- _AIM OF THE EXERCISE_
In this exercise, print only the lines of the records below from the one with "Recreate this image as a component" through the one with "41.2, 42.1, 43.1];", inclusive. Pictures are not part of the copy.

(Entries taken from a collection)
* START *

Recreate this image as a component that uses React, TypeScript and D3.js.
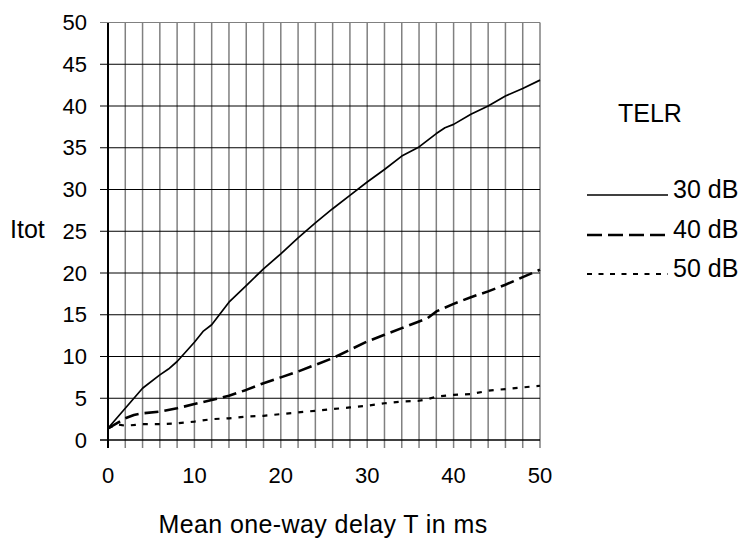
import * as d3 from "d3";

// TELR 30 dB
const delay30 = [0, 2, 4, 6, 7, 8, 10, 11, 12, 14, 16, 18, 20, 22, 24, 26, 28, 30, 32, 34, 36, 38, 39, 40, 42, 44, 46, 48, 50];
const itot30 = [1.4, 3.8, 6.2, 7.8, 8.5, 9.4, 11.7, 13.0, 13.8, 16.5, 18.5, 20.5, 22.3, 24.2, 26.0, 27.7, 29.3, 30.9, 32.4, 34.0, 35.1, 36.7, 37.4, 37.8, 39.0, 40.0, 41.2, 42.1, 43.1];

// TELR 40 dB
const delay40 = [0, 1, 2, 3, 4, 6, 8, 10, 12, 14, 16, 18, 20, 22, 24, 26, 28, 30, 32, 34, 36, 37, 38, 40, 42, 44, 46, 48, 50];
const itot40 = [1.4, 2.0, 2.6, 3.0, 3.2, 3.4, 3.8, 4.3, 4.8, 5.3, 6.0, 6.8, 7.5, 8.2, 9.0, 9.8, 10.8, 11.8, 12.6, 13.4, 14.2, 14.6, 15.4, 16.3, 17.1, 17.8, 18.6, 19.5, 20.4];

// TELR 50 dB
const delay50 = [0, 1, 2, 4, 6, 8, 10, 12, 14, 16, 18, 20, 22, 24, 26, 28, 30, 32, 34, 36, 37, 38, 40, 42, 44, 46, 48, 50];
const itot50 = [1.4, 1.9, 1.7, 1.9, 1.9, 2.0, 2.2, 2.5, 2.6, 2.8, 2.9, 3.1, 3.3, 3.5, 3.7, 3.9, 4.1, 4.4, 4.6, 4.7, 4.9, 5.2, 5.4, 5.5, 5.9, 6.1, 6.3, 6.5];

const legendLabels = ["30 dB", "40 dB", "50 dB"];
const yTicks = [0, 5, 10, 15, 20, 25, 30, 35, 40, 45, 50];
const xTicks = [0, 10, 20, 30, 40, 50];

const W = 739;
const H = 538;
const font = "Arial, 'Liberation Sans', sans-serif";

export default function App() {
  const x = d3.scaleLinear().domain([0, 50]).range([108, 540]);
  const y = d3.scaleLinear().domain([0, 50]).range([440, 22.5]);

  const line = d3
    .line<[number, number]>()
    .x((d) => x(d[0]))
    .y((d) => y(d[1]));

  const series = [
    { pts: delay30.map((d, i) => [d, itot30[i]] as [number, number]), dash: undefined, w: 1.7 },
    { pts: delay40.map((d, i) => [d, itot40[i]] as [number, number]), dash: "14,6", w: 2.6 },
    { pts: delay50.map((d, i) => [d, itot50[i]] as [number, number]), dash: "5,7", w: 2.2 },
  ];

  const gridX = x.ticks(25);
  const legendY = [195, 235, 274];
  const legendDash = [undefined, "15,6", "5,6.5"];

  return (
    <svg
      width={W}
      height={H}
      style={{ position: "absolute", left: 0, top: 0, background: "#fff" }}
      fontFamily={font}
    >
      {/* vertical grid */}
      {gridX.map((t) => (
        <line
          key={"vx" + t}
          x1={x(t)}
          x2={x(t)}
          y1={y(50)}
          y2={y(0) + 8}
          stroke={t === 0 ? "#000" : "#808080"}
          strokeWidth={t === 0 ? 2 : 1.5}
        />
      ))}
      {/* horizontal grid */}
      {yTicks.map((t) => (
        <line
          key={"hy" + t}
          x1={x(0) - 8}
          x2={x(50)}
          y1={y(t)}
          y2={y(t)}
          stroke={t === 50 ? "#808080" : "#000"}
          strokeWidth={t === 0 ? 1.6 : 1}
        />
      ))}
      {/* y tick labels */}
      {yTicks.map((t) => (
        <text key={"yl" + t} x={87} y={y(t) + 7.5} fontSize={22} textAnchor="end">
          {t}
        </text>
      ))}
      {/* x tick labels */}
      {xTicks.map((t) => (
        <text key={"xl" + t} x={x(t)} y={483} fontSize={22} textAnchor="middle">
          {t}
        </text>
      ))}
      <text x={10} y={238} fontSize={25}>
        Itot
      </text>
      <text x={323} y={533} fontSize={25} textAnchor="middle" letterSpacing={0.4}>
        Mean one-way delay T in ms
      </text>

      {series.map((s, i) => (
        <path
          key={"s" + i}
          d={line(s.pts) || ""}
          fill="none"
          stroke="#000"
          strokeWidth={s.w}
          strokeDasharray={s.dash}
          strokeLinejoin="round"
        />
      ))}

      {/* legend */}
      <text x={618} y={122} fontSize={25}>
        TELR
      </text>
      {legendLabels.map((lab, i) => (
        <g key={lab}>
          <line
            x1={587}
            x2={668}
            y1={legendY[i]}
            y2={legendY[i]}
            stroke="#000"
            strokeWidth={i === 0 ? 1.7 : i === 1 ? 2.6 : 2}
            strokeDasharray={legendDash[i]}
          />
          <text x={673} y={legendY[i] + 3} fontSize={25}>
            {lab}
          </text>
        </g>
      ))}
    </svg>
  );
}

* END *
* START *

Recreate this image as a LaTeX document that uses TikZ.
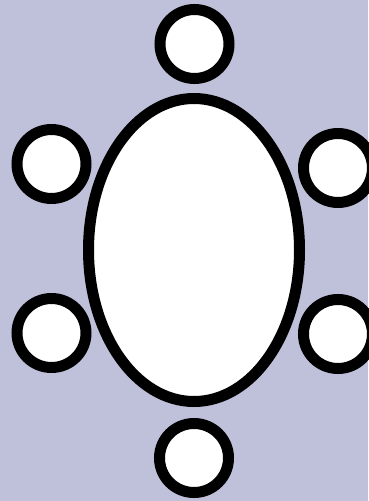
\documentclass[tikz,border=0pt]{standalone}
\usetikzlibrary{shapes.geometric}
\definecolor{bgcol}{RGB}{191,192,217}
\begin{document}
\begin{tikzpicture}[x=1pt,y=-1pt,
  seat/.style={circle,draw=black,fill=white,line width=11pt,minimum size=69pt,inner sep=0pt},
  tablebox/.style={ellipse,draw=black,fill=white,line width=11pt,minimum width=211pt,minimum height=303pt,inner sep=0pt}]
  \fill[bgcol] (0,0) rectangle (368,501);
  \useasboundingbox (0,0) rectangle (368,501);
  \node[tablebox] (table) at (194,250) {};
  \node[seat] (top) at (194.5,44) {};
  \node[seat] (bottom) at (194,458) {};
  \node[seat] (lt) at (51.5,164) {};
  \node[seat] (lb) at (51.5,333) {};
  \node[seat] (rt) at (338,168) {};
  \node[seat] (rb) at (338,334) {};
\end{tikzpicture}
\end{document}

* END *
* START *

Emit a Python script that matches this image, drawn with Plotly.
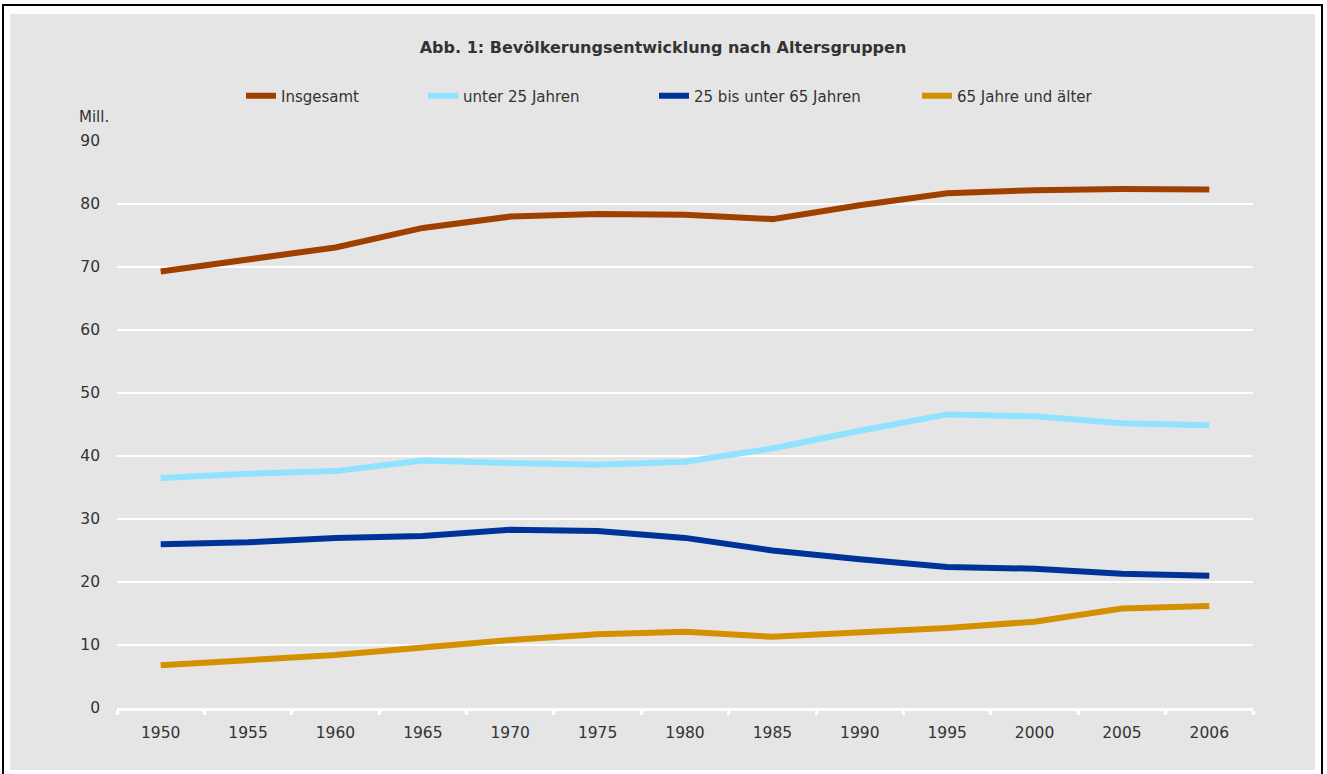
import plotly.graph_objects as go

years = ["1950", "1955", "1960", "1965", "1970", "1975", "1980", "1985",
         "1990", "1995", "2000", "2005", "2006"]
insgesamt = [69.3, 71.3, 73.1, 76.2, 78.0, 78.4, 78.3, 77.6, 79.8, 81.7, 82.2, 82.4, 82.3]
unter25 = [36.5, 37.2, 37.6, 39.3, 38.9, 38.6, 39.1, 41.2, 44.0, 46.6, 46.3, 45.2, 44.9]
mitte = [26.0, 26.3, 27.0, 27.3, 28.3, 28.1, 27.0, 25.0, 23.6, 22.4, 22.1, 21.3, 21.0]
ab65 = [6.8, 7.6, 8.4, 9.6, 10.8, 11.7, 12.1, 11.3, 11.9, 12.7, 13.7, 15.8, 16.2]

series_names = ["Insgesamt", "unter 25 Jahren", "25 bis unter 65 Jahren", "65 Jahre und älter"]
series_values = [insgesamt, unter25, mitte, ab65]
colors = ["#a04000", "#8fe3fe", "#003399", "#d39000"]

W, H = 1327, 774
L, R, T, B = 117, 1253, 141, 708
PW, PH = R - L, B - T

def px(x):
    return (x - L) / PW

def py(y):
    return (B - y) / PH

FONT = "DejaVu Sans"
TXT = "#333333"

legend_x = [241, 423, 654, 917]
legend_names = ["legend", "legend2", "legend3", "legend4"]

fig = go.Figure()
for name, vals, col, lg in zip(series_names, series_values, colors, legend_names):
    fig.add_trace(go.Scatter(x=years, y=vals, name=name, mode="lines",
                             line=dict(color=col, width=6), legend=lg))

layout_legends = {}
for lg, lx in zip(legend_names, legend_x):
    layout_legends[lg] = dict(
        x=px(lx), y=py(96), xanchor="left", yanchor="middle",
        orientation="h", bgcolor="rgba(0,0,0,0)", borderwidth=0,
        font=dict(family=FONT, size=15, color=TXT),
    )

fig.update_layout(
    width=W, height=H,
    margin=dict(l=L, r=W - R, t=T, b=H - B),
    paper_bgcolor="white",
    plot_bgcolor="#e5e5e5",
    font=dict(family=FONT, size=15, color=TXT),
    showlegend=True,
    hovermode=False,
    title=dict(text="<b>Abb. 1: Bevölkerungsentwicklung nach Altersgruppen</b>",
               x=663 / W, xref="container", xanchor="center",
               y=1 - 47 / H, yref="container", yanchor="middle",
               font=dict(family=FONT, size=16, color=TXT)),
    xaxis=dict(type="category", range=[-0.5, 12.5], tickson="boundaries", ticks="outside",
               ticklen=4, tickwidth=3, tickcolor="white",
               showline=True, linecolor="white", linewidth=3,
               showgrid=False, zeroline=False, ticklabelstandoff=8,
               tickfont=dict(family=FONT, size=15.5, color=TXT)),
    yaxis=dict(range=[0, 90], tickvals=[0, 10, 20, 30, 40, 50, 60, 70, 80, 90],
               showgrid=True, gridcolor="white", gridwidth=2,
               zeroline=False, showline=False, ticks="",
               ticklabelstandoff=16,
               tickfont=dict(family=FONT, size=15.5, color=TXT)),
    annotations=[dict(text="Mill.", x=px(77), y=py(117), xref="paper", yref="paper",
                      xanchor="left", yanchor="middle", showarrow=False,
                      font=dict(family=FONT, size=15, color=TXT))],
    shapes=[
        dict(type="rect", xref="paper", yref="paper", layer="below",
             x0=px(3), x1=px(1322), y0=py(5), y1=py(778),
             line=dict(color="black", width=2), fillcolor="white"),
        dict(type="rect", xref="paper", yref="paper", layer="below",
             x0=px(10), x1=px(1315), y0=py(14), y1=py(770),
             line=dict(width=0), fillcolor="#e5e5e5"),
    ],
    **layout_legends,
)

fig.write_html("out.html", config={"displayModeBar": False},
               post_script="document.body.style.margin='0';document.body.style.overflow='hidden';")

* END *

- _RESULT BELOW_
Recreate this image as a component that uses React, TypeScript and D3.js.
import * as d3 from "d3";

// TELR 30 dB
const delay30 = [0, 2, 4, 6, 7, 8, 10, 11, 12, 14, 16, 18, 20, 22, 24, 26, 28, 30, 32, 34, 36, 38, 39, 40, 42, 44, 46, 48, 50];
const itot30 = [1.4, 3.8, 6.2, 7.8, 8.5, 9.4, 11.7, 13.0, 13.8, 16.5, 18.5, 20.5, 22.3, 24.2, 26.0, 27.7, 29.3, 30.9, 32.4, 34.0, 35.1, 36.7, 37.4, 37.8, 39.0, 40.0, 41.2, 42.1, 43.1];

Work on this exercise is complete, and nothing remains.